Worin liegt der Unterschied zwischen Darlegungs- und Beweislast?
Die Darlegungslast betrifft den geordneten, konkreten Tatsachenvortrag. Die Beweislast betrifft das Risiko der Unaufklärbarkeit: Wer die Beweislast trägt, unterliegt dem Nachteil, wenn eine Tatsache nicht bewiesen werden kann.
Kann sich die Beweislast im Verfahren verändern?
Ja. Ein Wechsel kann sich aus besonderen Umständen, typischen Gefahrbereichen oder normativen Erwägungen ergeben. Zudem können Beweiserleichterungen greifen. Die Grundidee bleibt, dass Unaufklärbarkeit die jeweils belastete Partei trifft.
Welche Folgen hat es, wenn eine Rüge nicht rechtzeitig erhoben wird?
Unterlassene oder verspätete Rügen können präkludiert sein. Das bedeutet, der Einwand bleibt unberücksichtigt, auch wenn er in der Sache berechtigt wäre. So soll das Verfahren zügig und verlässlich geführt werden.

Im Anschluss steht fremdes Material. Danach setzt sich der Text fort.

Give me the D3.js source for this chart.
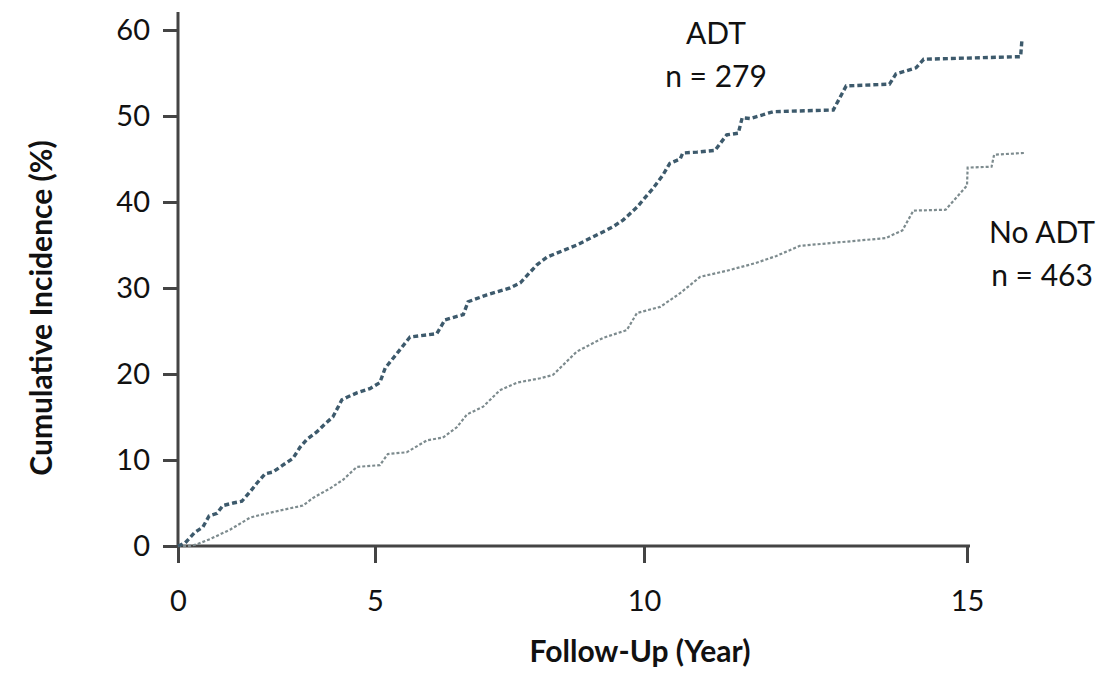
<!DOCTYPE html>
<html>
<head>
<meta charset="utf-8">
<script src="https://cdn.jsdelivr.net/npm/d3@7"></script>
<style>
  body { margin: 0; background: #fff; }
  text { font-family: Lato, "Open Sans", sans-serif; fill: #111; }
</style>
</head>
<body>
<svg id="chart"></svg>
<script>
const chartWidth = 1107;
const chartHeight = 674;

// tick labels
const xTicks = [0, 5, 10, 15];
const yTicks = [0, 10, 20, 30, 40, 50, 60];

// ADT group (n = 279): follow-up year, cumulative incidence %
const adtYears = [0, 0.18, 0.43, 0.63, 0.79, 0.99, 1.14, 1.40, 1.62, 1.83, 2.0, 2.21, 2.41, 2.66, 2.92, 3.10, 3.27, 3.53, 3.73, 3.93, 4.16, 4.29, 4.54, 4.87, 5.09, 5.19, 5.41, 5.65, 6.15, 6.30, 6.64, 6.73, 7.08, 7.51, 7.70, 8.01, 8.20, 8.75, 9.42, 9.61, 9.87, 10.14, 10.29, 10.40, 10.56, 10.60, 10.82, 11.10, 11.28, 11.46, 11.52, 11.64, 12.0, 12.93, 13.13, 13.80, 13.90, 14.21, 14.33, 15.83, 15.85];
const adtValues = [0, 0.35, 1.6, 2.2, 3.5, 3.8, 4.7, 5.0, 5.2, 6.3, 7.3, 8.4, 8.6, 9.4, 10.2, 11.5, 12.4, 13.3, 14.2, 15.0, 17.0, 17.3, 17.8, 18.3, 19.0, 20.7, 22.4, 24.3, 24.7, 26.3, 26.9, 28.4, 29.2, 30.0, 30.6, 32.7, 33.6, 35.0, 37.1, 37.9, 39.4, 41.6, 43.1, 44.5, 45.0, 45.7, 45.8, 46.0, 47.8, 48.0, 49.8, 49.7, 50.5, 50.7, 53.5, 53.7, 54.9, 55.6, 56.6, 56.9, 58.8];

// No ADT group (n = 463)
const noAdtYears = [0, 0.30, 0.48, 0.81, 1.32, 1.83, 2.08, 2.66, 3.17, 3.43, 3.86, 4.19, 4.54, 5.09, 5.24, 5.59, 5.97, 6.26, 6.52, 6.71, 7.01, 7.32, 7.64, 8.07, 8.31, 8.75, 9.24, 9.68, 9.87, 10.25, 10.56, 10.87, 11.28, 11.73, 12.04, 12.41, 13.74, 14.0, 14.17, 14.67, 15.0, 15.01, 15.38, 15.42, 15.88];
const noAdtValues = [0, 0, 0.2, 0.8, 1.9, 3.3, 3.6, 4.2, 4.7, 5.6, 6.7, 7.7, 9.2, 9.4, 10.7, 10.9, 12.3, 12.6, 13.8, 15.3, 16.2, 18.1, 19.0, 19.5, 19.9, 22.6, 24.2, 25.1, 27.1, 27.8, 29.4, 31.3, 32.0, 32.9, 33.7, 34.9, 35.8, 36.7, 39.0, 39.1, 41.9, 44.0, 44.1, 45.5, 45.7];

const adtData = adtYears.map((t, i) => ({ t: t, v: adtValues[i] }));
const noAdtData = noAdtYears.map((t, i) => ({ t: t, v: noAdtValues[i] }));

const svg = d3.select("#chart")
  .attr("width", chartWidth)
  .attr("height", chartHeight);

// the original figure has unevenly spaced year ticks
const x = d3.scaleLinear()
  .domain([0, 5, 10, 15])
  .range([178, 375, 644, 967]);

const y = d3.scaleLinear()
  .domain([0, 60])
  .range([546, 30]);

const axisColor = "#444";

// y axis
const yAxis = svg.append("g")
  .attr("transform", `translate(${x(0)},0)`)
  .call(d3.axisLeft(y).tickValues(yTicks).tickSize(15).tickPadding(13).tickFormat(d3.format("d")));
yAxis.select(".domain").attr("d", `M0,${y(0)}V12`);

// x axis
const xAxis = svg.append("g")
  .attr("transform", `translate(0,${y(0)})`)
  .call(d3.axisBottom(x).tickValues(xTicks).tickSize(17).tickPadding(27).tickFormat(d3.format("d")));
xAxis.select(".domain").attr("d", `M${x(0)},0H970`);

svg.selectAll(".domain, .tick line")
  .attr("stroke", axisColor)
  .attr("stroke-width", 3);
svg.selectAll(".tick text")
  .style("font-family", "Lato, sans-serif")
  .style("font-size", "29px")
  .attr("fill", "#111");

// curves
const line = d3.line()
  .x(d => x(d.t))
  .y(d => y(d.v));

svg.append("path")
  .datum(noAdtData)
  .attr("d", line)
  .attr("fill", "none")
  .attr("stroke", "#7d8b8e")
  .attr("stroke-width", 2.2)
  .attr("stroke-dasharray", "3,2");

svg.append("path")
  .datum(adtData)
  .attr("d", line)
  .attr("fill", "none")
  .attr("stroke", "#3d5a6c")
  .attr("stroke-width", 3.4)
  .attr("stroke-dasharray", "5,3");

// group labels
svg.append("text")
  .attr("x", 716).attr("y", 44)
  .attr("text-anchor", "middle")
  .style("font-size", "30px")
  .text("ADT");
svg.append("text")
  .attr("x", 716).attr("y", 87)
  .attr("text-anchor", "middle")
  .style("font-size", "30px")
  .text("n = 279");
svg.append("text")
  .attr("x", 1042).attr("y", 243)
  .attr("text-anchor", "middle")
  .style("font-size", "30px")
  .text("No ADT");
svg.append("text")
  .attr("x", 1042).attr("y", 286)
  .attr("text-anchor", "middle")
  .style("font-size", "30px")
  .text("n = 463");

// axis titles
svg.append("text")
  .attr("x", 640).attr("y", 662)
  .attr("text-anchor", "middle")
  .style("font-size", "30px")
  .style("font-weight", "bold")
  .text("Follow-Up (Year)");

svg.append("text")
  .attr("transform", "translate(52,308) rotate(-90)")
  .attr("text-anchor", "middle")
  .style("font-size", "30px")
  .style("font-weight", "bold")
  .text("Cumulative Incidence (%)");
</script>
</body>
</html>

Gelten prozessuale Lasten in allen Verfahrensarten gleich?
Die Grundidee ist gleich, die Ausgestaltung unterschiedlich. Im Zivilverfahren prägt der Beibringungsgrundsatz die Lasten stärker, während in verwaltungs- und sozialrechtlichen Verfahren der Amtsermittlungsgrundsatz eine größere Rolle spielt. Mitwirkungslasten und Fristen bestehen in allen Verfahren.
Was umfasst die Kosten- und Vorschusslast?
Sie umfasst Gebühren, Gerichtskostenvorschüsse und gegebenenfalls Sicherheiten. Werden diese nicht geleistet, kann dies zur Aussetzung von Verfahrensschritten, zur Unzulässigkeit eines Antrags oder zu anderen formellen Nachteilen führen.
Wie verhalten sich prozessuale Lasten zum Recht auf rechtliches Gehör?
Prozessuale Lasten müssen so angewendet werden, dass jede Seite die Möglichkeit erhält, sich zu äußern und zu reagieren. Präklusions- und Fristenregelungen stehen daher im Ausgleich mit dem Anspruch auf Beteiligung und Fairness im Verfahren.